People sometimes expect or hope to find a way to make automation simplistic, especially with no-code solutions. In practice, no-code solutions decline to exhibit several kinds of simplicity, while the subject matter experts who build them don’t care.
We mislead ourselves with simple business process examples, such as a vacation request process that illustrates key concepts with only a few process steps. Higher value business processes such as banking customer onboarding or insurance claims adjustment have far more steps.
In general, workflow examples’ box and arrow diagrams show the 5-10 steps that fit neatly on a page. While that might be appropriate for a high-level business process, successful automation takes care of details and edge cases, typically resulting in 50-100 steps.
Subject matter experts build complex solutions when they keep going until something works, and sometimes go way beyond what their tools intend to support. Although it doesn’t happen often, they sometimes add 1000 steps to a graphical workflow, because they can and perhaps because nobody told them they couldn’t.
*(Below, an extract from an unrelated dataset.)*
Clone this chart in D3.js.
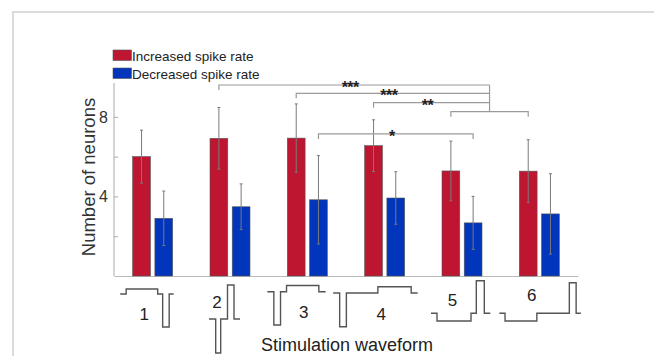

The data used in automation solutions tells the same story. A vacation request requires little information: who wants to go on holiday, and when. But an insurance claim or opening a bank account requires an order of magnitude more.
In no-code automation, this corresponds using form builders to 50-100 fields on a form (usually split across multiple pages), rather than a simplistic example’s half-dozen fields. These examples are easier to spot when the previous solution was a spreadsheet with hundreds of columns.
Subject matter experts build complex solutions when they work in a complex domain whose processes and data outgrow simple examples. The people we call experts have become comfortable in their domain’s essential complexity, which only surprises people whose arrogance leads them to assume that other people have easy jobs because they appear simple.
Subject matter experts also build complex solutions when they happily start building them without worrying about maintenance, which exactly mirrors what professional programmers do at first. Keeping things working for a group of people over the course of several years corresponds to a different kind of challenge.
Subject matter experts’ comfort with complexity creates opportunities for no-code tools to offer complex functionality. To be successful, builders need a good user experience, not simplicity.
In the end, the benefit of no-code platforms lies not in avoiding complexity, but in avoiding the accidental complexity of legacy programming.
In his 1986 essay No Silver Bullet – Essence and Accident in Software Engineering, Fred Brooks discusses the difference between essential complexity and accidental complexity, and explains why we cannot expect a ‘silver bullet’ that will reduce automation effort by a factor of ten. He remains optimistic, however:
Although we see no startling breakthroughs, and indeed, believe such to be inconsistent with the nature of software, many encouraging innovations are under way. A disciplined, consistent effort to develop, propagate, and exploit them should indeed yield an order-of-magnitude improvement.
No-code automation continues previous decades work on reducing accidental complexity, and improving the usability of building solutions to automation problems’ essential complexity.